As far as I can tell we're all entirely and firmly in agreement!:D I forgot what the remaining point for discussion is now, if any?
The mathematical/physics issues I raised in post #35. If I can discipline myself to stop reading/posting messages, I'm going to get onto that :)

Kind Regards, John
 
There is no doubt (unless I'm going mad!) that if one just looks at the installation in question in isolation, then:

Current through fault = supply voltage (at origin of the installation, during fault) / (R1+R2) [to the point to the fault]

(that is just Ohm's Law). However, we, the regs and probably the way in which meters measure Zs have always presumed that that:

Current through fault = supply voltage (at origin of the installation without fault) / Zs [i.e. (R1+R2)+Ze, to the point to the fault]
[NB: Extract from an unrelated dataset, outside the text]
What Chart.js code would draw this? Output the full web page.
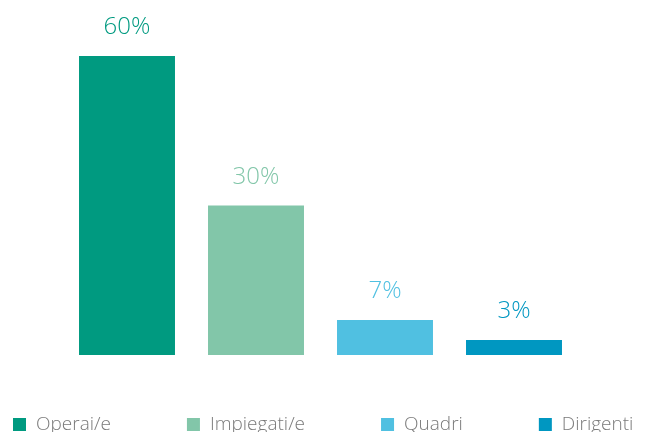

If both of those equations are correct, the right-hand sides of both must be equal. In other words, supply voltage during fault divided by (R1+R2) must be equal to supply voltage without fault divided by (R1+R2+Ze). I will attempt to prove that mathematically and, if I can, then try to work out what it means in terms of the physics.

Kind Regards, John
You're right they should be the same. I had a go and ended up with an extra factor of ze², but I am sure it's my mistake as I haven't done algebra in ages. I was trying to be wary of dividing both sides by zero and proving 1=2 but I think there another error.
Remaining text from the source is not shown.